# INFORMATION SUPPLIED
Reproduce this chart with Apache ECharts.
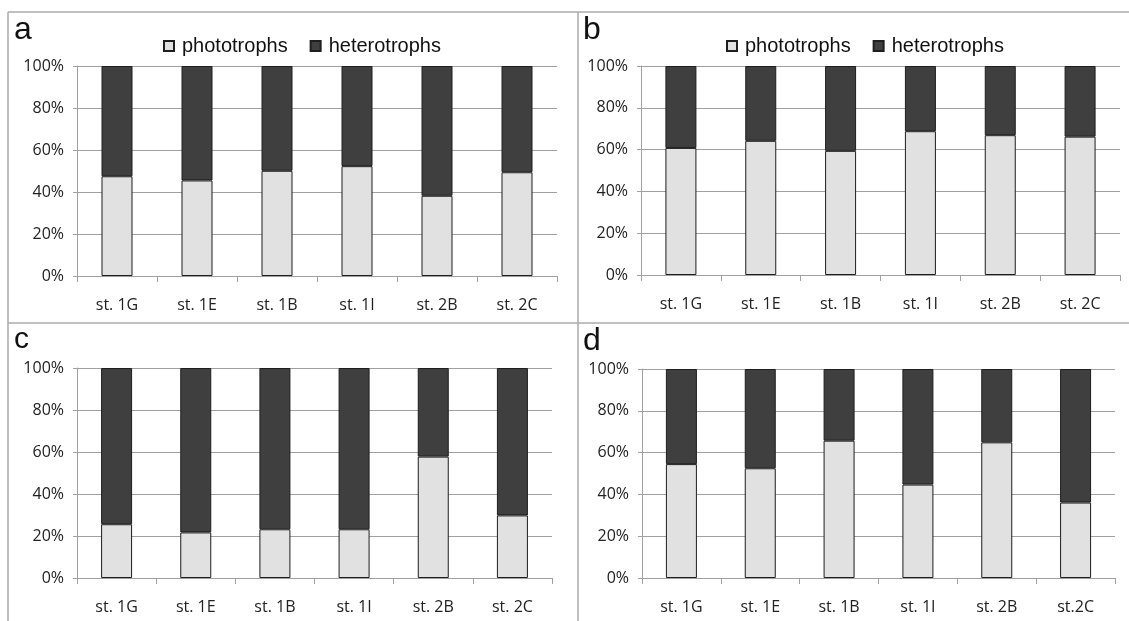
<!DOCTYPE html>
<html>
<head>
<meta charset="utf-8">
<script src="https://cdn.jsdelivr.net/npm/echarts@6/dist/echarts.min.js"></script>
<style>
  html, body { margin: 0; padding: 0; background: #fff; }
  #chart { width: 1129px; height: 621px; }
</style>
</head>
<body>
<div id="chart"></div>
<script>
// station names (panel d writes the last one without a space)
let stations = ['st. 1G', 'st. 1E', 'st. 1B', 'st. 1I', 'st. 2B', 'st. 2C']
let stationsD = ['st. 1G', 'st. 1E', 'st. 1B', 'st. 1I', 'st. 2B', 'st.2C']

// share of each group, percent
let phototrophsA = [47.5, 45.5, 50.1, 52.3, 38.2, 49.4]
let heterotrophsA = [52.5, 54.5, 49.9, 47.7, 61.8, 50.6]
let phototrophsB = [60.8, 64.2, 59.4, 68.8, 66.9, 66.2]
let heterotrophsB = [39.2, 35.8, 40.6, 31.2, 33.1, 33.8]
let phototrophsC = [25.6, 21.7, 23.2, 23.2, 57.8, 29.8]
let heterotrophsC = [74.4, 78.3, 76.8, 76.8, 42.2, 70.2]
let phototrophsD = [54.5, 52.5, 65.7, 44.7, 64.9, 36.1]
let heterotrophsD = [45.5, 47.5, 34.3, 55.3, 35.1, 63.9]

let yTicks = [0, 20, 40, 60, 80, 100]

let panels = [
  { letter: 'a', cats: stations, photo: phototrophsA, hetero: heterotrophsA, grid: { left: 77, top: 66, width: 480, height: 210 } },
  { letter: 'b', cats: stations, photo: phototrophsB, hetero: heterotrophsB, grid: { left: 641, top: 66, width: 479, height: 209 } },
  { letter: 'c', cats: stations, photo: phototrophsC, hetero: heterotrophsC, grid: { left: 77, top: 368, width: 475, height: 210 } },
  { letter: 'd', cats: stationsD, photo: phototrophsD, hetero: heterotrophsD, grid: { left: 642, top: 369, width: 473, height: 209 } }
]
let letterPos = [[14, 14], [583, 14], [14, 325], [583, 325]]

let lightFill = '#e1e1e1'
let darkFill = '#3f3f3f'
let edge = '#1e1e1e'
let gridGray = '#a0a0a0'
let labelFont = { fontFamily: 'Open Sans', fontSize: 16, color: '#222' }

let grids = [], xAxes = [], yAxes = [], series = [], titles = []
panels.forEach((p, i) => {
  grids.push(p.grid)
  titles.push({
    text: p.letter,
    left: letterPos[i][0],
    top: letterPos[i][1],
    padding: 0,
    textStyle: { fontFamily: 'Liberation Sans', fontSize: p.letter === 'c' ? 30 : 32, fontWeight: 'normal', color: '#111' }
  })
  xAxes.push({
    type: 'category',
    gridIndex: i,
    data: p.cats,
    axisLine: { lineStyle: { color: gridGray, width: 1 } },
    axisTick: { show: true, length: 6, lineStyle: { color: gridGray } },
    axisLabel: Object.assign({ margin: 21 }, labelFont)
  })
  yAxes.push({
    type: 'value',
    gridIndex: i,
    min: yTicks[0],
    max: yTicks[yTicks.length - 1],
    interval: yTicks[1] - yTicks[0],
    axisLine: { show: true, lineStyle: { color: gridGray } },
    axisTick: { show: true, length: 4, lineStyle: { color: gridGray } },
    splitLine: { lineStyle: { color: gridGray, width: 1 } },
    axisLabel: Object.assign({ margin: 13, formatter: '{value}%' }, labelFont)
  })
  series.push({
    name: 'phototrophs', type: 'bar', stack: 's' + i,
    xAxisIndex: i, yAxisIndex: i, barWidth: 31,
    itemStyle: { color: lightFill, borderColor: edge, borderWidth: 1 },
    data: p.photo
  })
  series.push({
    name: 'heterotrophs', type: 'bar', stack: 's' + i,
    xAxisIndex: i, yAxisIndex: i, barWidth: 31,
    itemStyle: { color: darkFill, borderColor: edge, borderWidth: 1 },
    data: p.hetero
  })
})

function legendAt(left) {
  return {
    left: left, top: 31,
    icon: 'rect', itemWidth: 10, itemHeight: 10, itemGap: 22,
    selectedMode: false,
    data: ['phototrophs', 'heterotrophs'],
    textStyle: { fontFamily: 'Liberation Sans', fontSize: 20, color: '#111', padding: [0, 0, 0, 3] }
  }
}

// panel frame lines
let frame = { stroke: '#ababab', lineWidth: 1.5 }
let graphic = [
  { type: 'line', shape: { x1: 8, y1: 12, x2: 1129, y2: 12 }, style: frame },
  { type: 'line', shape: { x1: 8, y1: 12, x2: 8, y2: 621 }, style: frame },
  { type: 'line', shape: { x1: 578, y1: 12, x2: 578, y2: 621 }, style: frame },
  { type: 'line', shape: { x1: 8, y1: 323, x2: 1129, y2: 323 }, style: frame }
]

let chart = echarts.init(document.getElementById('chart'))
chart.setOption({
  animation: false,
  title: titles,
  legend: [legendAt(158), legendAt(721)],
  grid: grids,
  xAxis: xAxes,
  yAxis: yAxes,
  series: series,
  graphic: graphic
})
</script>
</body>
</html>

# CHALLENGE
Take the listing above and restate it word for word, without its pictures.

# TASK ANSWER
Reproduce this chart with Apache ECharts.
<!DOCTYPE html>
<html>
<head>
<meta charset="utf-8">
<script src="https://cdn.jsdelivr.net/npm/echarts@6/dist/echarts.min.js"></script>
<style>
  html, body { margin: 0; padding: 0; background: #fff; }
  #chart { width: 1129px; height: 621px; }
</style>
</head>
<body>
<div id="chart"></div>
<script>
// station names (panel d writes the last one without a space)
let stations = ['st. 1G', 'st. 1E', 'st. 1B', 'st. 1I', 'st. 2B', 'st. 2C']
let stationsD = ['st. 1G', 'st. 1E', 'st. 1B', 'st. 1I', 'st. 2B', 'st.2C']

// share of each group, percent
let phototrophsA = [47.5, 45.5, 50.1, 52.3, 38.2, 49.4]
let heterotrophsA = [52.5, 54.5, 49.9, 47.7, 61.8, 50.6]
let phototrophsB = [60.8, 64.2, 59.4, 68.8, 66.9, 66.2]
let heterotrophsB = [39.2, 35.8, 40.6, 31.2, 33.1, 33.8]
let phototrophsC = [25.6, 21.7, 23.2, 23.2, 57.8, 29.8]
let heterotrophsC = [74.4, 78.3, 76.8, 76.8, 42.2, 70.2]
let phototrophsD = [54.5, 52.5, 65.7, 44.7, 64.9, 36.1]
let heterotrophsD = [45.5, 47.5, 34.3, 55.3, 35.1, 63.9]

let yTicks = [0, 20, 40, 60, 80, 100]

let panels = [
  { letter: 'a', cats: stations, photo: phototrophsA, hetero: heterotrophsA, grid: { left: 77, top: 66, width: 480, height: 210 } },
  { letter: 'b', cats: stations, photo: phototrophsB, hetero: heterotrophsB, grid: { left: 641, top: 66, width: 479, height: 209 } },
  { letter: 'c', cats: stations, photo: phototrophsC, hetero: heterotrophsC, grid: { left: 77, top: 368, width: 475, height: 210 } },
  { letter: 'd', cats: stationsD, photo: phototrophsD, hetero: heterotrophsD, grid: { left: 642, top: 369, width: 473, height: 209 } }
]
let letterPos = [[14, 14], [583, 14], [14, 325], [583, 325]]

let lightFill = '#e1e1e1'
let darkFill = '#3f3f3f'
let edge = '#1e1e1e'
let gridGray = '#a0a0a0'
let labelFont = { fontFamily: 'Open Sans', fontSize: 16, color: '#222' }

let grids = [], xAxes = [], yAxes = [], series = [], titles = []
panels.forEach((p, i) => {
  grids.push(p.grid)
  titles.push({
    text: p.letter,
    left: letterPos[i][0],
    top: letterPos[i][1],
    padding: 0,
    textStyle: { fontFamily: 'Liberation Sans', fontSize: p.letter === 'c' ? 30 : 32, fontWeight: 'normal', color: '#111' }
  })
  xAxes.push({
    type: 'category',
    gridIndex: i,
    data: p.cats,
    axisLine: { lineStyle: { color: gridGray, width: 1 } },
    axisTick: { show: true, length: 6, lineStyle: { color: gridGray } },
    axisLabel: Object.assign({ margin: 21 }, labelFont)
  })
  yAxes.push({
    type: 'value',
    gridIndex: i,
    min: yTicks[0],
    max: yTicks[yTicks.length - 1],
    interval: yTicks[1] - yTicks[0],
    axisLine: { show: true, lineStyle: { color: gridGray } },
    axisTick: { show: true, length: 4, lineStyle: { color: gridGray } },
    splitLine: { lineStyle: { color: gridGray, width: 1 } },
    axisLabel: Object.assign({ margin: 13, formatter: '{value}%' }, labelFont)
  })
  series.push({
    name: 'phototrophs', type: 'bar', stack: 's' + i,
    xAxisIndex: i, yAxisIndex: i, barWidth: 31,
    itemStyle: { color: lightFill, borderColor: edge, borderWidth: 1 },
    data: p.photo
  })
  series.push({
    name: 'heterotrophs', type: 'bar', stack: 's' + i,
    xAxisIndex: i, yAxisIndex: i, barWidth: 31,
    itemStyle: { color: darkFill, borderColor: edge, borderWidth: 1 },
    data: p.hetero
  })
})

function legendAt(left) {
  return {
    left: left, top: 31,
    icon: 'rect', itemWidth: 10, itemHeight: 10, itemGap: 22,
    selectedMode: false,
    data: ['phototrophs', 'heterotrophs'],
    textStyle: { fontFamily: 'Liberation Sans', fontSize: 20, color: '#111', padding: [0, 0, 0, 3] }
  }
}

// panel frame lines
let frame = { stroke: '#ababab', lineWidth: 1.5 }
let graphic = [
  { type: 'line', shape: { x1: 8, y1: 12, x2: 1129, y2: 12 }, style: frame },
  { type: 'line', shape: { x1: 8, y1: 12, x2: 8, y2: 621 }, style: frame },
  { type: 'line', shape: { x1: 578, y1: 12, x2: 578, y2: 621 }, style: frame },
  { type: 'line', shape: { x1: 8, y1: 323, x2: 1129, y2: 323 }, style: frame }
]

let chart = echarts.init(document.getElementById('chart'))
chart.setOption({
  animation: false,
  title: titles,
  legend: [legendAt(158), legendAt(721)],
  grid: grids,
  xAxis: xAxes,
  yAxis: yAxes,
  series: series,
  graphic: graphic
})
</script>
</body>
</html>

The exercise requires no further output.